- **Problem statement**: Gather from the material every line that contains the string "matplotlib".

+++ Provided data

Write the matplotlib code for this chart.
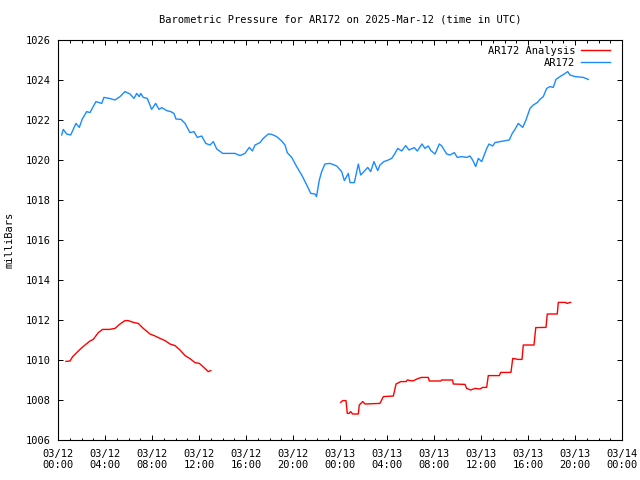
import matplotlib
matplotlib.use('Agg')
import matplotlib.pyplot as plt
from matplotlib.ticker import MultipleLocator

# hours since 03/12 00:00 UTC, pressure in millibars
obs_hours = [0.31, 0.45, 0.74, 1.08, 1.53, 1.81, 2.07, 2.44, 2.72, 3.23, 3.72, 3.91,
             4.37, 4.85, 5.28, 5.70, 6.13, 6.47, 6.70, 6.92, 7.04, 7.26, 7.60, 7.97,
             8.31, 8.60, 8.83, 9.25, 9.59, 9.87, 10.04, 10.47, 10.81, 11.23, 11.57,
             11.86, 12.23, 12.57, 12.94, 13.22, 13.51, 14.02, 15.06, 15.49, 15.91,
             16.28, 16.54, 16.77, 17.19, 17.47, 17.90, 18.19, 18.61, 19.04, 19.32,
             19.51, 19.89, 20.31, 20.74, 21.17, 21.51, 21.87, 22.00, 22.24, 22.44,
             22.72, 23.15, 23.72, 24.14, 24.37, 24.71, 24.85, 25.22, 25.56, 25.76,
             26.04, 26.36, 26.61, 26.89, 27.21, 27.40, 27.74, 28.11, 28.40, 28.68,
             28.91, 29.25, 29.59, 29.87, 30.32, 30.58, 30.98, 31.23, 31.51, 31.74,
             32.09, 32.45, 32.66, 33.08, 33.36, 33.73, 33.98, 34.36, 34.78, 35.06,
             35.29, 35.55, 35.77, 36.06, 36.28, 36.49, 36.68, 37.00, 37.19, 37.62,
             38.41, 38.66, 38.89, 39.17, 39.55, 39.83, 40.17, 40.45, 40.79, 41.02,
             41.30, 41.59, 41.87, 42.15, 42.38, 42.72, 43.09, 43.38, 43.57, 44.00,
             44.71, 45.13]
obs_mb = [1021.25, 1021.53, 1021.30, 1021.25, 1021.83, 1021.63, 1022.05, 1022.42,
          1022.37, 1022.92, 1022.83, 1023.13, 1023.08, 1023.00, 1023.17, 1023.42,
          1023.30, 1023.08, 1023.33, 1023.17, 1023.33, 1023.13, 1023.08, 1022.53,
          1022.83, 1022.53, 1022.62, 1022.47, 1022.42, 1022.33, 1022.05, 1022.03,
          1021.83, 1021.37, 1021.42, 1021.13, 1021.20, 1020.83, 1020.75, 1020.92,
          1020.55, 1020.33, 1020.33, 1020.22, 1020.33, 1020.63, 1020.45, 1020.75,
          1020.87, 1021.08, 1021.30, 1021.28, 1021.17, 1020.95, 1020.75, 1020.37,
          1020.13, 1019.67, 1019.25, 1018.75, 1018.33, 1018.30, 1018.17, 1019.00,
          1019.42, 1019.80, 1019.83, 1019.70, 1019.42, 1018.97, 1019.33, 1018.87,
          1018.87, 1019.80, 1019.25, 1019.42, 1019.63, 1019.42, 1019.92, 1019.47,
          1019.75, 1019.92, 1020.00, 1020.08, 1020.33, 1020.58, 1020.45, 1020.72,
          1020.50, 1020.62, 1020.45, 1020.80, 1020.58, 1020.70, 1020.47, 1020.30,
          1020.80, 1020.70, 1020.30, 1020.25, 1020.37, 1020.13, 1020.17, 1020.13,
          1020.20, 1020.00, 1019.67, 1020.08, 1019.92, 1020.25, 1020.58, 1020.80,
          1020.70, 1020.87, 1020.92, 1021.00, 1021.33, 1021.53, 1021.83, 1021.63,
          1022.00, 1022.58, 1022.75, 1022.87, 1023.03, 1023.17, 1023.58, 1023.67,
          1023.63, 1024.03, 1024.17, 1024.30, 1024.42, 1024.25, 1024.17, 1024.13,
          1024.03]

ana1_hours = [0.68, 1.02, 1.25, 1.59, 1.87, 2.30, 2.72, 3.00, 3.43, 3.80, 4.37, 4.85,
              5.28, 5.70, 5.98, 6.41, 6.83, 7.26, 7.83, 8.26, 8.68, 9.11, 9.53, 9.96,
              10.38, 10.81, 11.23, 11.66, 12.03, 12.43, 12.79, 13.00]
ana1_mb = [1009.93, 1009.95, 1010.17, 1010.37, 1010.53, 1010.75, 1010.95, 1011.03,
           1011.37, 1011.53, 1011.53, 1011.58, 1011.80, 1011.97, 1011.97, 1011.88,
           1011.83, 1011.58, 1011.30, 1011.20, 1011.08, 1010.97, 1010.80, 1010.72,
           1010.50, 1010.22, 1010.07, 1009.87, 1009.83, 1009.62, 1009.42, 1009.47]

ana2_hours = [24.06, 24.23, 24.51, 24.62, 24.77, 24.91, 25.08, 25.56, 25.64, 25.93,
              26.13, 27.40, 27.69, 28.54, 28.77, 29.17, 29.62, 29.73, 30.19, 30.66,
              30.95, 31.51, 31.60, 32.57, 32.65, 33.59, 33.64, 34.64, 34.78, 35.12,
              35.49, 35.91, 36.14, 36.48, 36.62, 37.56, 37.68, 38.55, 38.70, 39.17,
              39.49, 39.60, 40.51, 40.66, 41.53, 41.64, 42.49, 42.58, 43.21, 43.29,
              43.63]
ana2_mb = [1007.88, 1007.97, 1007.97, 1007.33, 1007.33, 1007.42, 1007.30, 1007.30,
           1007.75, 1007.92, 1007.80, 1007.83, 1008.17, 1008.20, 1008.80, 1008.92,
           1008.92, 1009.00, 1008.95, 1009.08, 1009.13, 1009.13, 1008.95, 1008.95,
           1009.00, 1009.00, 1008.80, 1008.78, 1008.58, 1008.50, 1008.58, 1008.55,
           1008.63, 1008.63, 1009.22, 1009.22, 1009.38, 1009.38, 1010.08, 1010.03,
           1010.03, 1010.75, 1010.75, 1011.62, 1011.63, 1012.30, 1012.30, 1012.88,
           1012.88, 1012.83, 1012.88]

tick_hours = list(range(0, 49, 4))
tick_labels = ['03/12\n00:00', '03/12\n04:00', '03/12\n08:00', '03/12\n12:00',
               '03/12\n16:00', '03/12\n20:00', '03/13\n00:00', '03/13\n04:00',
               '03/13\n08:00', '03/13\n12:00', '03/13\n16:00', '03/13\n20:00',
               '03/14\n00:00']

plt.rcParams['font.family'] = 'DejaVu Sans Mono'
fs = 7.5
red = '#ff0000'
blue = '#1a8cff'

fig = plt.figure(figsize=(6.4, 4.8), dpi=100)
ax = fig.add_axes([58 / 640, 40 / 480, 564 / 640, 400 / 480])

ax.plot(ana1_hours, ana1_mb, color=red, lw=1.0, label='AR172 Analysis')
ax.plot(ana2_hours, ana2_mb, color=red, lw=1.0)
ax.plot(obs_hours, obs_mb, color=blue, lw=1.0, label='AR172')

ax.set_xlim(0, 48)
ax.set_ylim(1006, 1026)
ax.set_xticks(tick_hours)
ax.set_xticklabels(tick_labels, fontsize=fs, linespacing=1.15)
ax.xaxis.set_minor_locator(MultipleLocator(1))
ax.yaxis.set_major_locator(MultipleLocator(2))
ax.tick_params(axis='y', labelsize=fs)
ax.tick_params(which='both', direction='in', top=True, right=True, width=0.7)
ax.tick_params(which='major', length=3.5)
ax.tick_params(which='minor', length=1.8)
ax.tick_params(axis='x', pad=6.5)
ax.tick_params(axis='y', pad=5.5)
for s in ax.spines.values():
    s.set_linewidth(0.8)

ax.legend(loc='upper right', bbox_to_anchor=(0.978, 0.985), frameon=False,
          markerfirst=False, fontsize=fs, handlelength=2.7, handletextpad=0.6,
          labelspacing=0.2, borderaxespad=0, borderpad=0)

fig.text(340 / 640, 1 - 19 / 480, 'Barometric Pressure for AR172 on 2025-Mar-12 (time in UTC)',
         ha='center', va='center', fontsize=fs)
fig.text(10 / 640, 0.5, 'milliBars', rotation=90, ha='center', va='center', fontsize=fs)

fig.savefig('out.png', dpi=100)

++++++

- **Worked answer**:
Write the matplotlib code for this chart.
import matplotlib
matplotlib.use('Agg')
import matplotlib.pyplot as plt
from matplotlib.ticker import MultipleLocator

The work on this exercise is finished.